Charts and diagrams as code
※

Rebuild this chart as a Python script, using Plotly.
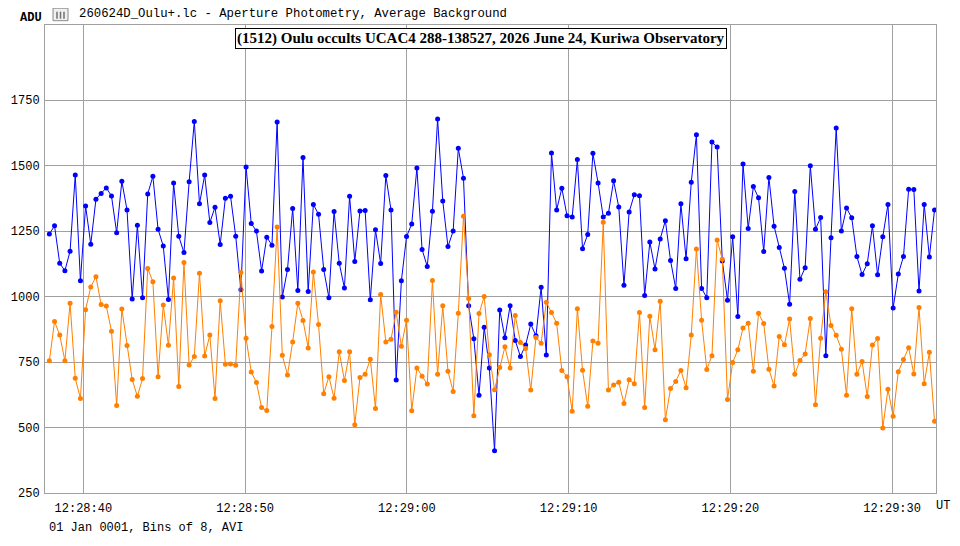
import plotly.graph_objects as go

# Light curve: 8-frame bins, time in seconds after 12:28:00 UT
bin_start_s = 37.90
bin_width_s = 0.32

target_adu = [
    1239, 1270, 1127, 1099, 1173, 1464, 1060, 1346, 1200, 1372,
    1394, 1415, 1384, 1244, 1440, 1331, 991, 1272, 996, 1392,
    1459, 1257, 1193, 989, 1434, 1230, 1168, 1438, 1669, 1354,
    1464, 1283, 1341, 1199, 1375, 1383, 1230, 1026, 1495, 1279,
    1250, 1098, 1227, 1196, 1667, 998, 1103, 1336, 1023, 1531,
    1019, 1352, 1314, 1103, 996, 1325, 1127, 1033, 1383, 1134,
    1327, 1329, 988, 1255, 1126, 1462, 1331, 681, 1060, 1229,
    1277, 1491, 1180, 1115, 1326, 1678, 1365, 1191, 1250, 1566,
    1452, 965, 839, 623, 883, 727, 411, 949, 843, 965,
    832, 771, 815, 895, 850, 1036, 777, 1548, 1331, 1414,
    1309, 1304, 1523, 1183, 1237, 1547, 1434, 1304, 1318, 1442,
    1342, 1043, 1323, 1389, 1385, 1004, 1208, 1105, 1220, 1290,
    1138, 1031, 1354, 1144, 1437, 1618, 1031, 996, 1590, 1571,
    1136, 986, 1228, 924, 1506, 1260, 1420, 1377, 1172, 1455,
    1269, 1187, 1108, 971, 1401, 1066, 1110, 1500, 1257, 1302,
    774, 1225, 1644, 1250, 1338, 1301, 1153, 1084, 1125, 1270,
    1083, 1228, 1352, 956, 1086, 1153, 1410, 1409, 1021, 1352,
    1151, 1331,
]

comparison_adu = [
    755, 905, 853, 755, 975, 688, 611, 950, 1037, 1076,
    970, 964, 868, 584, 953, 813, 683, 619, 687, 1107,
    1057, 694, 968, 814, 1071, 657, 1130, 739, 771, 1089,
    773, 853, 611, 984, 742, 743, 738, 1092, 841, 712,
    672, 576, 565, 886, 1266, 776, 701, 827, 975, 909,
    804, 1094, 893, 629, 694, 612, 789, 680, 789, 511,
    691, 703, 761, 573, 1008, 827, 837, 940, 810, 910,
    564, 727, 696, 666, 1061, 703, 965, 715, 638, 936,
    1307, 993, 545, 935, 1000, 778, 644, 729, 808, 727,
    928, 825, 802, 643, 844, 822, 978, 939, 898, 718,
    694, 562, 954, 719, 581, 830, 822, 1284, 643, 662,
    673, 592, 682, 667, 939, 576, 925, 797, 982, 530,
    649, 676, 718, 652, 853, 1182, 910, 722, 774, 1216,
    1143, 607, 748, 797, 880, 898, 715, 936, 897, 723,
    659, 848, 816, 914, 703, 756, 781, 916, 587, 841,
    1018, 890, 852, 799, 623, 954, 703, 752, 618, 815,
    840, 498, 646, 543, 713, 760, 805, 704, 958, 667,
    787, 524,
]

x_tick_vals = [40, 50, 60, 70, 80, 90]
x_tick_text = ["12:28:40", "12:28:50", "12:29:00", "12:29:10", "12:29:20", "12:29:30"]
y_tick_vals = [250, 500, 750, 1000, 1250, 1500, 1750]

times = [bin_start_s + i * bin_width_s for i in range(len(target_adu))]

MONO = "Liberation Mono"
GRID = "#a0a0a0"

# the page body has an 8px margin, so the figure sits at (8, 8) in the window
OFF = 8
WIN_W, WIN_H = 960, 546
# plot area in window pixels
X0, X1, Y0, Y1 = 45, 935.7, 25.3, 492.7
PW, PH = X1 - X0, Y1 - Y0


def px(x):
    return (x - X0) / PW


def py(y):
    return (Y1 - y) / PH


fig = go.Figure()
fig.add_trace(go.Scatter(
    x=times, y=target_adu, mode="lines+markers",
    line=dict(color="#0000ff", width=1),
    marker=dict(color="#0000ff", size=5),
    name="target",
))
fig.add_trace(go.Scatter(
    x=times, y=comparison_adu, mode="lines+markers",
    line=dict(color="#ff8000", width=1),
    marker=dict(color="#ff8000", size=5),
    name="comparison",
))

fig.update_layout(
    width=WIN_W - OFF, height=WIN_H - OFF,
    margin=dict(l=X0 - OFF, r=WIN_W - X1, t=Y0 - OFF, b=WIN_H - Y1),
    paper_bgcolor="white", plot_bgcolor="white",
    showlegend=False,
    font=dict(family=MONO, size=12, color="#000000"),
)
fig.update_xaxes(
    range=[37.63, 92.71], automargin=False,
    tickvals=x_tick_vals, ticktext=x_tick_text,
    showgrid=True, gridcolor=GRID, gridwidth=1,
    showline=True, linecolor=GRID, linewidth=1, mirror=True,
    zeroline=False, ticks="", ticklabelstandoff=4,
)
fig.update_yaxes(
    range=[250, 2037], automargin=False,
    tickvals=y_tick_vals,
    showgrid=True, gridcolor=GRID, gridwidth=1,
    showline=True, linecolor=GRID, linewidth=1, mirror=True,
    zeroline=False, ticks="", ticklabelstandoff=2,
)

# header: file icon + file name
fig.add_shape(type="rect", xref="paper", yref="paper",
              x0=px(53), x1=px(68), y0=py(21), y1=py(8.5),
              line=dict(color="#8a8a8a", width=1), fillcolor="#f0f0f0")
for ix in (57, 60.5, 64):
    fig.add_shape(type="line", xref="paper", yref="paper",
                  x0=px(ix), x1=px(ix), y0=py(19), y1=py(12),
                  line=dict(color="#707070", width=1.5))
fig.add_annotation(
    text="260624D_Oulu+.lc - Aperture Photometry, Average Background",
    xref="paper", yref="paper", x=px(77), y=py(14.5),
    xanchor="left", yanchor="middle", showarrow=False,
    font=dict(family=MONO, size=12.3, color="#000000"),
)
fig.add_annotation(
    text="<b>ADU</b>", xref="paper", yref="paper", x=px(44), y=py(18),
    xanchor="right", yanchor="middle", showarrow=False,
    font=dict(family=MONO, size=12, color="#000000"),
)
fig.add_annotation(
    text="<b>(1512) Oulu occults UCAC4 288-138527, 2026 June 24, Kuriwa Observatory</b>",
    xref="paper", yref="paper", x=px(481), y=py(38.3),
    xanchor="center", yanchor="middle", showarrow=False,
    font=dict(family="Liberation Serif", size=15, color="#000000"),
    bgcolor="white", bordercolor="#000000", borderwidth=1, borderpad=1,
)
fig.add_annotation(
    text="UT", xref="paper", yref="paper", x=px(943), y=py(506),
    xanchor="center", yanchor="middle", showarrow=False,
    font=dict(family=MONO, size=12, color="#000000"),
)
fig.add_annotation(
    text="01 Jan 0001, Bins of 8, AVI", xref="paper", yref="paper",
    x=px(47), y=py(528), xanchor="left", yanchor="middle", showarrow=False,
    font=dict(family=MONO, size=12, color="#000000"),
)

fig.write_html("out.html")
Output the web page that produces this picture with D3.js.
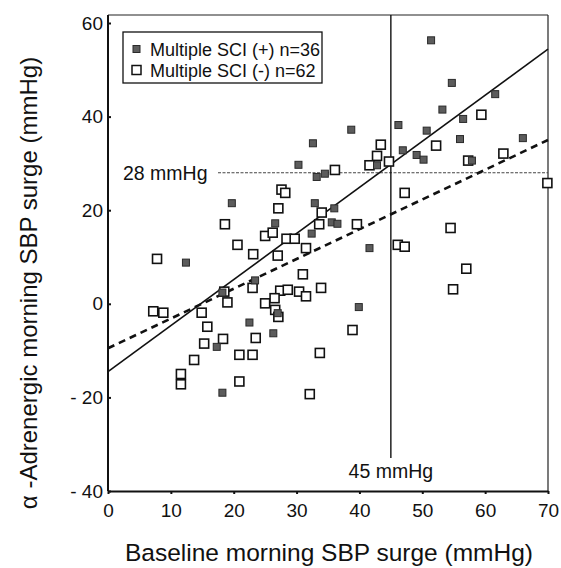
<!DOCTYPE html>
<html>
<head>
<meta charset="utf-8">
<script src="https://cdn.jsdelivr.net/npm/d3@7"></script>
<style>
  body { margin: 0; background: #fff; }
</style>
</head>
<body>
<div id="chart"></div>
<script>
// Multiple SCI (+), n=36: [baseline surge, alpha-adrenergic surge]
const sciPos = [
  [51.4, 56.3], [54.7, 47.2], [61.6, 44.8], [53.2, 41.5], [56.5, 39.5], [38.7, 37.2],
  [46.2, 38.2], [50.7, 37.0], [32.6, 34.3], [66.0, 35.4], [56.0, 35.2], [46.9, 32.8],
  [49.1, 31.8], [50.2, 30.8], [57.9, 30.6], [42.8, 29.6], [30.3, 29.7], [33.2, 27.1],
  [34.5, 27.8], [19.7, 21.5], [32.9, 21.5], [36.0, 20.4], [26.6, 17.2], [35.6, 17.4],
  [36.5, 17.1], [32.4, 15.0], [41.6, 11.9], [12.4, 8.8], [23.4, 5.0], [18.2, 2.4],
  [39.9, -0.7], [27.0, -2.0], [22.5, -4.0], [26.3, -6.3], [17.3, -9.2], [18.2, -19.0]
];

// Multiple SCI (-), n=62
const sciNeg = [
  [36.1, 28.6], [59.4, 40.4], [43.4, 34.0], [52.2, 33.8], [42.8, 31.6], [62.9, 32.1],
  [57.3, 30.6], [44.7, 30.4], [41.6, 29.6], [27.6, 24.4], [28.2, 23.7], [27.1, 20.4],
  [34.0, 19.5], [18.6, 17.0], [33.6, 17.0], [25.0, 14.5], [26.2, 15.2], [28.4, 13.9],
  [29.7, 13.9], [20.6, 12.6], [23.1, 10.6], [27.0, 10.3], [31.5, 11.9], [7.8, 9.6],
  [31.0, 6.3], [23.0, 3.4], [33.9, 3.4], [18.5, 2.6], [27.4, 2.8], [28.6, 3.0],
  [30.4, 2.6], [31.5, 1.6], [19.0, 0.3], [25.0, 0.1], [26.5, 1.2], [26.6, -1.3],
  [27.1, -2.8], [7.2, -1.6], [8.8, -1.9], [14.9, -1.9], [15.8, -4.9], [23.5, -7.3],
  [15.3, -8.5], [18.3, -7.5], [13.7, -12.0], [20.9, -10.9], [23.0, -10.9], [33.7, -10.5],
  [11.6, -15.0], [11.6, -17.2], [20.9, -16.6], [32.1, -19.3], [69.9, 25.8], [47.2, 23.7],
  [39.6, 17.0], [54.5, 16.2], [46.1, 12.6], [47.2, 12.2], [57.0, 7.5], [54.9, 3.1],
  [38.9, -5.6]
];

// regression lines: [value at x=0, value at x=70]
const fitPos = [-14.5, 54.4];
const fitNeg = [-9.5, 35.0];

const xTicks = [0, 10, 20, 30, 40, 50, 60, 70];
const yTicks = [-40, -20, 0, 20, 40, 60];
const cutX = 45;
const cutY = 28;

const legendLabels = ["Multiple SCI (+) n=36", "Multiple SCI (-)  n=62"];

const FONT = "'Liberation Sans', Arial, Helvetica, sans-serif";
const W = 561, H = 568;
const svg = d3.select("#chart").append("svg")
  .attr("width", W).attr("height", H)
  .attr("font-family", FONT);

const x = d3.scaleLinear().domain([0, 70]).range([108, 548]);
const y = d3.scaleLinear().domain([-40, 60]).range([491, 23]);
const yTop = 15;

// frame
svg.append("line").attr("x1", x(0)).attr("x2", x(70)).attr("y1", yTop).attr("y2", yTop)
  .attr("stroke", "#222").attr("stroke-width", 1.2);
svg.append("line").attr("x1", x(70)).attr("x2", x(70)).attr("y1", yTop).attr("y2", y(-40))
  .attr("stroke", "#222").attr("stroke-width", 1.2);

// reference lines
svg.append("line").attr("x1", 218).attr("x2", x(70)).attr("y1", y(cutY)).attr("y2", y(cutY))
  .attr("stroke", "#444").attr("stroke-width", 1).attr("stroke-dasharray", "3,1.5");
svg.append("line").attr("x1", x(cutX)).attr("x2", x(cutX)).attr("y1", yTop).attr("y2", 458)
  .attr("stroke", "#111").attr("stroke-width", 1.4);

svg.append("text").attr("x", 123).attr("y", y(cutY) + 7).attr("font-size", 19.5)
  .attr("font-family", FONT).attr("fill", "#111").text(cutY + " mmHg");
svg.append("text").attr("x", x(cutX)).attr("y", 478).attr("font-size", 19.5)
  .attr("font-family", FONT).attr("fill", "#111")
  .attr("text-anchor", "middle").text(cutX + " mmHg");

// regression lines
svg.append("line").attr("x1", x(0)).attr("y1", y(fitPos[0])).attr("x2", x(70)).attr("y2", y(fitPos[1]))
  .attr("stroke", "#111").attr("stroke-width", 1.6);
svg.append("line").attr("x1", x(0)).attr("y1", y(fitNeg[0])).attr("x2", x(70)).attr("y2", y(fitNeg[1]))
  .attr("stroke", "#111").attr("stroke-width", 2.6).attr("stroke-dasharray", "7,5");

// points
const openSize = 9, fillSize = 7;
svg.append("g").selectAll("rect")
  .data(sciNeg)
  .join("rect")
  .attr("x", d => x(d[0]) - openSize / 2)
  .attr("y", d => y(d[1]) - openSize / 2)
  .attr("width", openSize)
  .attr("height", openSize)
  .attr("fill", "#fff")
  .attr("stroke", "#111")
  .attr("stroke-width", 1.6);

svg.append("g").selectAll("rect")
  .data(sciPos)
  .join("rect")
  .attr("x", d => x(d[0]) - fillSize / 2)
  .attr("y", d => y(d[1]) - fillSize / 2)
  .attr("width", fillSize)
  .attr("height", fillSize)
  .attr("fill", "#5c5c5c")
  .attr("stroke", "#2a2a2a")
  .attr("stroke-width", 1);

// axes
const xAxis = svg.append("g")
  .attr("transform", `translate(0,${y(-40)})`)
  .call(d3.axisBottom(x).tickValues(xTicks).tickSize(3).tickSizeOuter(0).tickPadding(10));
const yAxis = svg.append("g")
  .attr("transform", `translate(${x(0)},0)`)
  .call(d3.axisLeft(y).tickValues(yTicks).tickSize(-3).tickSizeOuter(0).tickPadding(5)
    .tickFormat(d => d < 0 ? "- " + Math.abs(d) : d));
yAxis.select(".domain").attr("d", `M0,${yTop}V${y(-40)}`);
[xAxis, yAxis].forEach(a => {
  a.attr("font-family", FONT);
  a.select(".domain").attr("stroke", "#111").attr("stroke-width", 2);
  a.selectAll(".tick line").attr("stroke", "#111").attr("stroke-width", 2);
  a.selectAll(".tick text").attr("font-size", 19).attr("fill", "#111");
});

// axis titles
svg.append("text").attr("x", 329).attr("y", 561).attr("text-anchor", "middle")
  .attr("font-size", 24.5).attr("fill", "#111").text("Baseline morning SBP surge (mmHg)");
svg.append("text").attr("transform", "translate(37,283) rotate(-90)").attr("text-anchor", "middle")
  .attr("font-size", 24).attr("fill", "#111").text("α -Adrenergic morning SBP surge (mmHg)");

// legend
const lg = svg.append("g");
lg.append("rect").attr("x", 123).attr("y", 32).attr("width", 199).attr("height", 51)
  .attr("fill", "#fff").attr("stroke", "#111").attr("stroke-width", 1.3);
legendLabels.forEach((lab, i) => {
  const cy = 49 + i * 21;
  if (i === 0) {
    lg.append("rect").attr("x", 133).attr("y", cy - 3.5).attr("width", 7).attr("height", 7)
      .attr("fill", "#5c5c5c").attr("stroke", "#2a2a2a");
  } else {
    lg.append("rect").attr("x", 132).attr("y", cy - 4.5).attr("width", 9).attr("height", 9)
      .attr("fill", "#fff").attr("stroke", "#111").attr("stroke-width", 1.5);
  }
  lg.append("text").attr("x", 150).attr("y", cy + 6.5).attr("font-size", 18).attr("fill", "#111")
    .text(lab);
});
</script>
</body>
</html>
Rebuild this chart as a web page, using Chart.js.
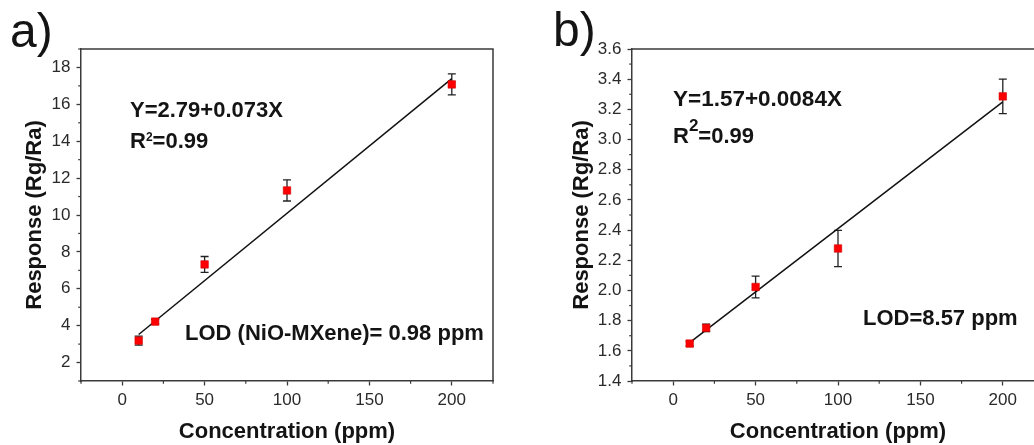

※

• [WHAT YOU HAVE TO DO]
Begin at the top of the material above and output each line exactly, stopping after the line that holds "bin_width_s = 0.32". Leave out pictures.

• [PROBLEM SOLUTION]
Rebuild this chart as a Python script, using Plotly.
import plotly.graph_objects as go

# Light curve: 8-frame bins, time in seconds after 12:28:00 UT
bin_start_s = 37.90
bin_width_s = 0.32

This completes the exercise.